→ **What to do**: Output each line exactly as it appears, skipping any embedded picture.

═══ Supplied data

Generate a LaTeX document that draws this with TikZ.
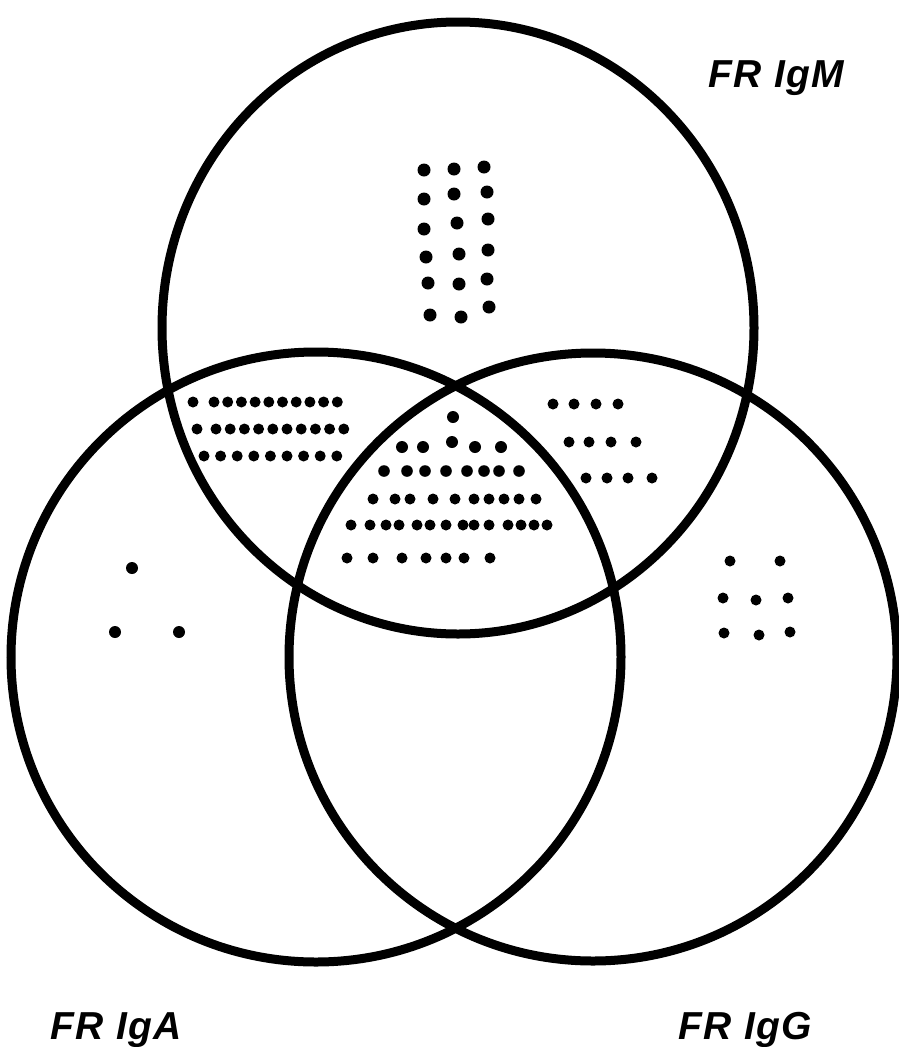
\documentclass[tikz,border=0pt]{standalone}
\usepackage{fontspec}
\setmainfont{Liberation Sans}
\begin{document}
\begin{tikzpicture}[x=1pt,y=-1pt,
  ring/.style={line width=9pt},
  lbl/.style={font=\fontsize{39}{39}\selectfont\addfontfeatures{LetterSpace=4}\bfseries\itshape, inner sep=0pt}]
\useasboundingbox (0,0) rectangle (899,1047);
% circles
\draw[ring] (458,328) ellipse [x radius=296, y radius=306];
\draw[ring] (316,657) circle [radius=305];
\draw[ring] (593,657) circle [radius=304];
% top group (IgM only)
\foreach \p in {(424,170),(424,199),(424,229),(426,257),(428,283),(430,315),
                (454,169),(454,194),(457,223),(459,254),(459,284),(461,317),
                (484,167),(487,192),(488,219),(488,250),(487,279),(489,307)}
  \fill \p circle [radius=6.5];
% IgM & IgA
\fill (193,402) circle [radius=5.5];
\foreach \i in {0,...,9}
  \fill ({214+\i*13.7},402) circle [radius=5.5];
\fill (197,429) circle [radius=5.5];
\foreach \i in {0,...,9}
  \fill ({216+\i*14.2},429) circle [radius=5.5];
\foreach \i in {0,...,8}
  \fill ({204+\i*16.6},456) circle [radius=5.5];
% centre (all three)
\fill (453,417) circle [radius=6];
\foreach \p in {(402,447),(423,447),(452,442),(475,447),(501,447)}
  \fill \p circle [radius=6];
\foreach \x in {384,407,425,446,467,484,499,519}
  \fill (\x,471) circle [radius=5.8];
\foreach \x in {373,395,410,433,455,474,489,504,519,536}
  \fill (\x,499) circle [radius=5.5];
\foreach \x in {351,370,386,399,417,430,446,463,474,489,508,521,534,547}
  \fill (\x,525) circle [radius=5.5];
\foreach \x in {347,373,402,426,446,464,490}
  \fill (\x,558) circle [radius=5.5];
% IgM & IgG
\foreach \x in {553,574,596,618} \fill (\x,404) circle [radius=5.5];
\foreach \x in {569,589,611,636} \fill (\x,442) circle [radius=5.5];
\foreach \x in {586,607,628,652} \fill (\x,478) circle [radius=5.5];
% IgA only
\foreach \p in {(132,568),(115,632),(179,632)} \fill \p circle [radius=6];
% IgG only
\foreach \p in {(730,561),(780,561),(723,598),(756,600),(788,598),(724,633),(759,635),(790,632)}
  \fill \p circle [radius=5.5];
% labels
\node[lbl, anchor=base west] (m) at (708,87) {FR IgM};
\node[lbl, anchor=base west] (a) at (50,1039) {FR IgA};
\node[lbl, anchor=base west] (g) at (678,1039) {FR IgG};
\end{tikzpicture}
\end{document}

══════

→ **Answer below**:
Generate a LaTeX document that draws this with TikZ.
\documentclass[tikz,border=0pt]{standalone}
\usepackage{fontspec}
\setmainfont{Liberation Sans}
\begin{document}
\begin{tikzpicture}[x=1pt,y=-1pt,
  ring/.style={line width=9pt},
  lbl/.style={font=\fontsize{39}{39}\selectfont\addfontfeatures{LetterSpace=4}\bfseries\itshape, inner sep=0pt}]
\useasboundingbox (0,0) rectangle (899,1047);
% circles
\draw[ring] (458,328) ellipse [x radius=296, y radius=306];
\draw[ring] (316,657) circle [radius=305];
\draw[ring] (593,657) circle [radius=304];
% top group (IgM only)
\foreach \p in {(424,170),(424,199),(424,229),(426,257),(428,283),(430,315),
                (454,169),(454,194),(457,223),(459,254),(459,284),(461,317),
                (484,167),(487,192),(488,219),(488,250),(487,279),(489,307)}
  \fill \p circle [radius=6.5];
% IgM & IgA
\fill (193,402) circle [radius=5.5];
\foreach \i in {0,...,9}
  \fill ({214+\i*13.7},402) circle [radius=5.5];
\fill (197,429) circle [radius=5.5];
\foreach \i in {0,...,9}
  \fill ({216+\i*14.2},429) circle [radius=5.5];
\foreach \i in {0,...,8}
  \fill ({204+\i*16.6},456) circle [radius=5.5];
% centre (all three)
\fill (453,417) circle [radius=6];
\foreach \p in {(402,447),(423,447),(452,442),(475,447),(501,447)}
  \fill \p circle [radius=6];
\foreach \x in {384,407,425,446,467,484,499,519}
  \fill (\x,471) circle [radius=5.8];
\foreach \x in {373,395,410,433,455,474,489,504,519,536}
  \fill (\x,499) circle [radius=5.5];
\foreach \x in {351,370,386,399,417,430,446,463,474,489,508,521,534,547}
  \fill (\x,525) circle [radius=5.5];
\foreach \x in {347,373,402,426,446,464,490}
  \fill (\x,558) circle [radius=5.5];
% IgM & IgG
\foreach \x in {553,574,596,618} \fill (\x,404) circle [radius=5.5];
\foreach \x in {569,589,611,636} \fill (\x,442) circle [radius=5.5];
\foreach \x in {586,607,628,652} \fill (\x,478) circle [radius=5.5];
% IgA only
\foreach \p in {(132,568),(115,632),(179,632)} \fill \p circle [radius=6];
% IgG only
\foreach \p in {(730,561),(780,561),(723,598),(756,600),(788,598),(724,633),(759,635),(790,632)}
  \fill \p circle [radius=5.5];
% labels
\node[lbl, anchor=base west] (m) at (708,87) {FR IgM};
\node[lbl, anchor=base west] (a) at (50,1039) {FR IgA};
\node[lbl, anchor=base west] (g) at (678,1039) {FR IgG};
\end{tikzpicture}
\end{document}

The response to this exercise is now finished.